By Dallas Rising, a former The Emily Program client and woman in recovery
I sat cross-legged on my yoga mat, doing my best to explain yoga’s role in my life. Inevitably, thoughts of my eating disorder surfaced. I talked about my relationship with exercise, my unhealthy compulsivity with high-intensity activity, and severe food restriction. My eating disorder treats numbers as fodder for obsession, so health clubs and gyms aren’t safe for me. Our culture recently recognized the self-punishment associated with “thinspiration,” and instead embraced “fitspiration.” Fewer people recognize the danger of fitspiration, although it encourages an equally destructive and punishing mindset. It celebrates those that ignore physical distress in the name of fitness. Both paradigms frame the body as something to conquer, shape, and control.
Some yogis remain preoccupied with fitness and flexibility, ignoring the roots of yoga. Yoga is about cultivation of peace through nonviolence in thought, deed, and word (including to oneself); immaterialism; awareness, and sensitivity. Yoga is a “practice” because each time we arrive on our mat, we practice quieting the mind and turning inward.
I struggled to explain the profound, spontaneous moments of peace I’ve found on my mat, given the degree of pain and conflict in my mind and body. My mentor asked if another way of saying that might be “self-acceptance.”
I was quick to say no.
Self-acceptance seems unattainable and unrealistic for me. This isn’t the truth, of course, but it’s my reality. Not only does it seem impossible, but it’s not even something that inspires me. It’s like a dead end. Passive. It seems like once it’s attained, there’s nothing left. “Acceptance” conjures images of flaws or weaknesses to embrace. It may be a good thing to be able to do that, but it puts the emphasis on some parts and leaves others out.
What I experienced in yoga was more powerful than that. It was an integration of my body, mind, and heart, allowing me to feel whole for just a few moments. There was nothing lacking, nothing wrong, nothing to fix or work on—and a whole lot of possibilities. I felt opportunity.

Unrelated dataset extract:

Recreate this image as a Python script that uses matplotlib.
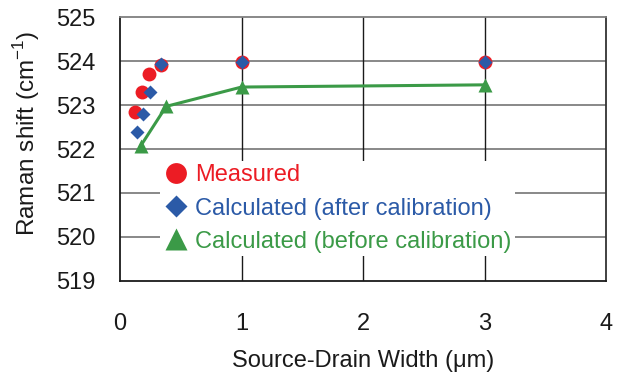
import matplotlib.pyplot as plt

plt.rcParams['font.family'] = ['Liberation Sans', 'DejaVu Sans']
plt.rcParams['mathtext.fontset'] = 'custom'
plt.rcParams['mathtext.rm'] = 'Liberation Sans'

# Source-drain width (um) and Raman shift (cm-1)
measured_x = [0.12, 0.18, 0.24, 0.34, 1.0, 3.0]
measured_y = [522.85, 523.29, 523.70, 523.92, 523.97, 523.98]

after_x = [0.14, 0.19, 0.25, 0.34, 1.0, 3.0]
after_y = [522.38, 522.80, 523.29, 523.93, 523.97, 523.97]

before_x = [0.17, 0.38, 1.0, 3.0]
before_y = [522.07, 522.97, 523.41, 523.46]

red = '#ec1c24'
blue = '#2b5aa7'
green = '#3b9a47'
fs = 17

fig = plt.figure(figsize=(6.25, 3.73), dpi=100)
ax = fig.add_axes([0.192, 0.247, 0.778, 0.707])

ax.set_xlim(0, 4)
ax.set_ylim(519, 525)
ax.set_xticks([0, 1, 2, 3, 4])
ax.set_yticks(range(519, 526))

# grid: grey horizontal, black vertical
for y in range(520, 525):
    ax.axhline(y, color='#7f7f7f', lw=1.3, zorder=1)
for x in [1, 2, 3]:
    ax.axvline(x, color='#1a1a1a', lw=1.0, zorder=1)

ax.plot(before_x, before_y, color=green, lw=2.2, zorder=2)
ax.plot(measured_x, measured_y, 'o', color=red, ms=10, mec='none',
        label='Measured', zorder=3)
ax.plot(after_x, after_y, 'D', color=blue, ms=7.5, mec='none',
        label='Calculated (after calibration)', zorder=4)
ax.plot(before_x, before_y, '^', color=green, ms=10.5, mec='none',
        label='Calculated (before calibration)', zorder=5)

leg = ax.legend(loc='upper left', bbox_to_anchor=(0.082, 0.455), numpoints=1,
                fontsize=fs, markerscale=1.5, frameon=True, fancybox=False,
                borderpad=0.15, handletextpad=0.23, handlelength=1.1,
                labelspacing=0.47, borderaxespad=0)
leg.get_frame().set_facecolor('white')
leg.get_frame().set_edgecolor('none')
leg.get_frame().set_alpha(1)
leg.set_zorder(10)
for txt, c in zip(leg.get_texts(), [red, blue, green]):
    txt.set_color(c)

ax.spines['left'].set_color('#1a1a1a')
ax.spines['bottom'].set_color('#1a1a1a')
ax.spines['right'].set_color('#333333')
ax.spines['top'].set_color('#7f7f7f')
for s in ax.spines.values():
    s.set_linewidth(1.3)

ax.tick_params(length=0, labelsize=fs, colors='#1a1a1a')
ax.tick_params(axis='x', pad=23)
ax.tick_params(axis='y', pad=18)

ax.set_xlabel('Source-Drain Width (μm)', fontsize=fs, labelpad=11, color='#1a1a1a')
ax.set_ylabel('Raman shift (cm$^{\\mathregular{-1}}$)', fontsize=17.5, color='#1a1a1a')
ax.yaxis.set_label_coords(-0.160, 0.56)

fig.savefig('out.png', dpi=100)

Self-acceptance is a great concept and the world would transform if people could feel it in their daily lives. It’s just not what lights me up. Integration, on the other hand, feels strong and alive from the inside out. It allows all the parts of me to unify and work together in a supported way. It’s active. A beginning, not an end.
I’m sure it’s no coincidence that a feeling of integration surfaces only while I’m moving and breathing, or sitting still and turning inward after moving and breathing. Those of us that struggle with eating disorders know the dangers of disconnecting the mind from the body. It’s incredible how simply moving and breathing with awareness can heal us. Our bodies and minds want to be integrated. Our work is to get out of their way and let them. Yoga is a lovely tool for playing with that skill.